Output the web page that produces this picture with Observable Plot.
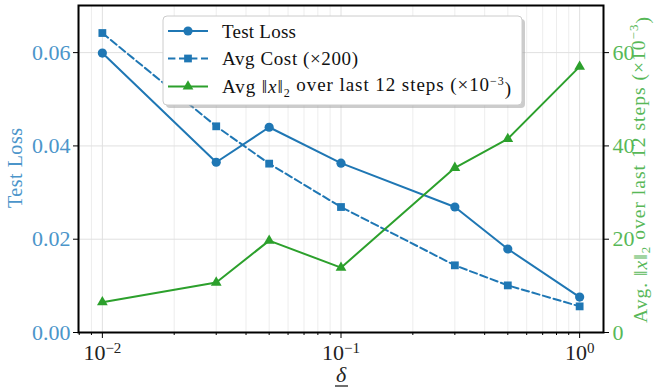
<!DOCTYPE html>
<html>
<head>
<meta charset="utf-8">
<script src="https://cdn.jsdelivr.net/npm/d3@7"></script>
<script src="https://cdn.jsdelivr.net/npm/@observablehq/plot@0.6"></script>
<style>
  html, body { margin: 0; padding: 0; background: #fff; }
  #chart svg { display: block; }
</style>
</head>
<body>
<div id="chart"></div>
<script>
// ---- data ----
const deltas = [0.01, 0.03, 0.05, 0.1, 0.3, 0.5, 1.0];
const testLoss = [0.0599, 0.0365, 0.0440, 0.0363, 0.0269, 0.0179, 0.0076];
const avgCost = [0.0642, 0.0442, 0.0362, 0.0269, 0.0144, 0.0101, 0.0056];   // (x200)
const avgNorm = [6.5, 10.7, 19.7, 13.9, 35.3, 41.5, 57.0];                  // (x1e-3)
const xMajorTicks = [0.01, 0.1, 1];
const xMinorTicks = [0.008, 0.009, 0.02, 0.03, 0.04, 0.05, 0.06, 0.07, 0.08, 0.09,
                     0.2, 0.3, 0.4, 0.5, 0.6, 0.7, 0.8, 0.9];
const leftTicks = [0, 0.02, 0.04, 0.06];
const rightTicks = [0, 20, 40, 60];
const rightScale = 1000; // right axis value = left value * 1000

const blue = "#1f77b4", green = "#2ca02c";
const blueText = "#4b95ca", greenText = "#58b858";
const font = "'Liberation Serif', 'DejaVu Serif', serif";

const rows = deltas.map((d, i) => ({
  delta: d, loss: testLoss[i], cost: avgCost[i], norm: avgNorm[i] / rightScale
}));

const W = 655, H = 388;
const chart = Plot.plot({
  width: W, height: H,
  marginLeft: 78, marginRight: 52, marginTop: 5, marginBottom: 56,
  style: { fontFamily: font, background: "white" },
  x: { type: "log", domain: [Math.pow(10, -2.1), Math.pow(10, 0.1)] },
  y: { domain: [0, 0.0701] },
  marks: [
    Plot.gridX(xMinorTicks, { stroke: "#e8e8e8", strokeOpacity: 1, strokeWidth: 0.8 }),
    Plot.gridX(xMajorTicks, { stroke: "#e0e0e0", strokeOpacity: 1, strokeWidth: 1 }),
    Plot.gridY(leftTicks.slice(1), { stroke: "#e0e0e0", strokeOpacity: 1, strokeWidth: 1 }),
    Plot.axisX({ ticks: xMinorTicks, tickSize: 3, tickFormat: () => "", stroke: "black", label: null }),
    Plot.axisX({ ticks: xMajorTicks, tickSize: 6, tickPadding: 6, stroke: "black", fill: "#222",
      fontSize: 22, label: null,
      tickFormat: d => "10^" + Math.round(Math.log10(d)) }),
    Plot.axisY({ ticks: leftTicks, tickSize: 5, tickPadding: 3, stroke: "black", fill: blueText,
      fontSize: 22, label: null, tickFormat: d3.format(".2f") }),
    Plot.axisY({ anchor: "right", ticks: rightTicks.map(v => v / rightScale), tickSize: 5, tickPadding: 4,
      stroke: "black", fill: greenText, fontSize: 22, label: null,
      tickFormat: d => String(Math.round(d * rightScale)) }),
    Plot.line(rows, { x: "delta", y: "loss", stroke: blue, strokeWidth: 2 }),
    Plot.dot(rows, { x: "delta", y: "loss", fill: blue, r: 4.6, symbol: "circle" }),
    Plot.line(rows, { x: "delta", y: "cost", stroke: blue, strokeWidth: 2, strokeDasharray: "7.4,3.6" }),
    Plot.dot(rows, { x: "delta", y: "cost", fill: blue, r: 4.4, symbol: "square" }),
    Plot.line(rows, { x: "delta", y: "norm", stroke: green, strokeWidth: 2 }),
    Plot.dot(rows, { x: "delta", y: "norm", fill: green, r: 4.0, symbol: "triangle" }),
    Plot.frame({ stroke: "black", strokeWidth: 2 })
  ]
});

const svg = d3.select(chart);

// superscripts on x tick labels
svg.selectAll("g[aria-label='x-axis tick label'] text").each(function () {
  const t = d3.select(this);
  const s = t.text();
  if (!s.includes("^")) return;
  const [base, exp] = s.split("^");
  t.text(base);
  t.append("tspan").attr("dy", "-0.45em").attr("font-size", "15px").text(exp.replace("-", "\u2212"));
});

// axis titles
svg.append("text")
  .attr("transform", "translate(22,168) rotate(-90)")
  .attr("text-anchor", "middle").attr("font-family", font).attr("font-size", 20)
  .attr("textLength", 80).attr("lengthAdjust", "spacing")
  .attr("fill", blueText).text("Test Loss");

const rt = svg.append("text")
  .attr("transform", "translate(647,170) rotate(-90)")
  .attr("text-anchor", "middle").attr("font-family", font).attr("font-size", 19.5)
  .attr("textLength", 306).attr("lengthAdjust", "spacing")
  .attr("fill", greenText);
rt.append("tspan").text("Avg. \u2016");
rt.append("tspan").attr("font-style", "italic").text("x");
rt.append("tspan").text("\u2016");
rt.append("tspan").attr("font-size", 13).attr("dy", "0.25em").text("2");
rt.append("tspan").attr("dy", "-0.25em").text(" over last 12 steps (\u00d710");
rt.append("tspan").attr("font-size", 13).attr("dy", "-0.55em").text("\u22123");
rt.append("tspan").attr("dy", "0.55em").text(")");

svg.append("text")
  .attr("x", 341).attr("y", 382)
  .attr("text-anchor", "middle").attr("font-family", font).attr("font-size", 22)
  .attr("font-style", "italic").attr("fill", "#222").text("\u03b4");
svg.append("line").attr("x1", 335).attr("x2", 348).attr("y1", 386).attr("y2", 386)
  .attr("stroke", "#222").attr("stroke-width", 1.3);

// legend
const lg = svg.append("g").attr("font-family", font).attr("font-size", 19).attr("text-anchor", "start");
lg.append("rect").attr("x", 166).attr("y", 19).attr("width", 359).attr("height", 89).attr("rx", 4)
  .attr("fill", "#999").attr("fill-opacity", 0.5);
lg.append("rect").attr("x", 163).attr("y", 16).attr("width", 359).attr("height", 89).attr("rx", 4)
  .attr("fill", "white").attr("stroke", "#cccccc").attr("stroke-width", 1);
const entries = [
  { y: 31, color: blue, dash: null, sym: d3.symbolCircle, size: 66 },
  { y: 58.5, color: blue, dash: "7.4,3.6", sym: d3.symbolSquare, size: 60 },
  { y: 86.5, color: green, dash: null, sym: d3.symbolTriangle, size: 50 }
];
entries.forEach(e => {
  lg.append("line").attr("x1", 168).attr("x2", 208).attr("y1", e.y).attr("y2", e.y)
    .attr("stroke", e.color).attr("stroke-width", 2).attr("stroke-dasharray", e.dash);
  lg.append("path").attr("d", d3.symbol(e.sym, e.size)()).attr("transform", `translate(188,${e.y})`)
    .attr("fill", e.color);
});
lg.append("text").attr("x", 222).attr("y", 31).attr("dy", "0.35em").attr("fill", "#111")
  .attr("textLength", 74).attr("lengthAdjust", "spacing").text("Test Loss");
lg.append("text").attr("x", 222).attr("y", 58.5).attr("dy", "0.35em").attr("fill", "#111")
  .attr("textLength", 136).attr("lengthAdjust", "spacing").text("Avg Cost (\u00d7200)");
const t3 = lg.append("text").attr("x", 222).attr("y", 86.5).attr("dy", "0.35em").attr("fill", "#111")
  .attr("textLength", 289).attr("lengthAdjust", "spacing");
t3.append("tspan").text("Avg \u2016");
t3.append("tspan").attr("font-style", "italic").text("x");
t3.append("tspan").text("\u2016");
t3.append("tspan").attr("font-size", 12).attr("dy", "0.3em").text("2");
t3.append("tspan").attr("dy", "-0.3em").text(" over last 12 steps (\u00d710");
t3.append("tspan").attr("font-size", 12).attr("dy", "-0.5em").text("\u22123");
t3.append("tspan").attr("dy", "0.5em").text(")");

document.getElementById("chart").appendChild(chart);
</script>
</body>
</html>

━━━━━━━━━━━━━━━━━━━━

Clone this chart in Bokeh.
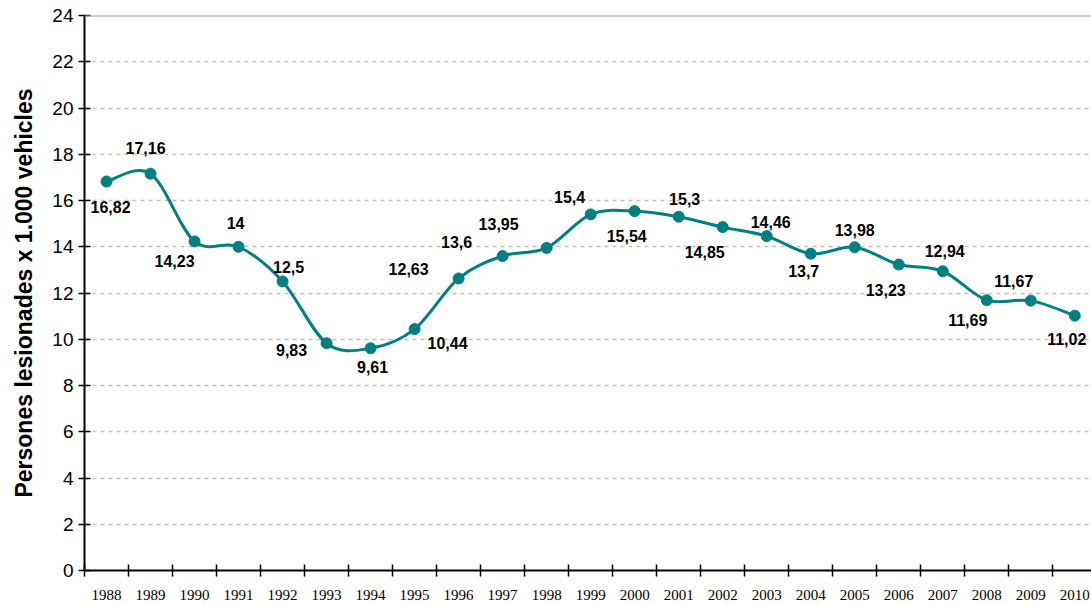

━━━━━━━━━━━━━━━━━━━━

_WHAT IS REQUIRED_
Between the line with "Output the web" and the line with "const rightScale = 1000;", ends included, lies the span to copy exactly; copy nothing else and leave out the pictures.

_FULL OUTPUT_
Output the web page that produces this picture with Observable Plot.
<!DOCTYPE html>
<html>
<head>
<meta charset="utf-8">
<script src="https://cdn.jsdelivr.net/npm/d3@7"></script>
<script src="https://cdn.jsdelivr.net/npm/@observablehq/plot@0.6"></script>
<style>
  html, body { margin: 0; padding: 0; background: #fff; }
  #chart svg { display: block; }
</style>
</head>
<body>
<div id="chart"></div>
<script>
// ---- data ----
const deltas = [0.01, 0.03, 0.05, 0.1, 0.3, 0.5, 1.0];
const testLoss = [0.0599, 0.0365, 0.0440, 0.0363, 0.0269, 0.0179, 0.0076];
const avgCost = [0.0642, 0.0442, 0.0362, 0.0269, 0.0144, 0.0101, 0.0056];   // (x200)
const avgNorm = [6.5, 10.7, 19.7, 13.9, 35.3, 41.5, 57.0];                  // (x1e-3)
const xMajorTicks = [0.01, 0.1, 1];
const xMinorTicks = [0.008, 0.009, 0.02, 0.03, 0.04, 0.05, 0.06, 0.07, 0.08, 0.09,
                     0.2, 0.3, 0.4, 0.5, 0.6, 0.7, 0.8, 0.9];
const leftTicks = [0, 0.02, 0.04, 0.06];
const rightTicks = [0, 20, 40, 60];
const rightScale = 1000; // right axis value = left value * 1000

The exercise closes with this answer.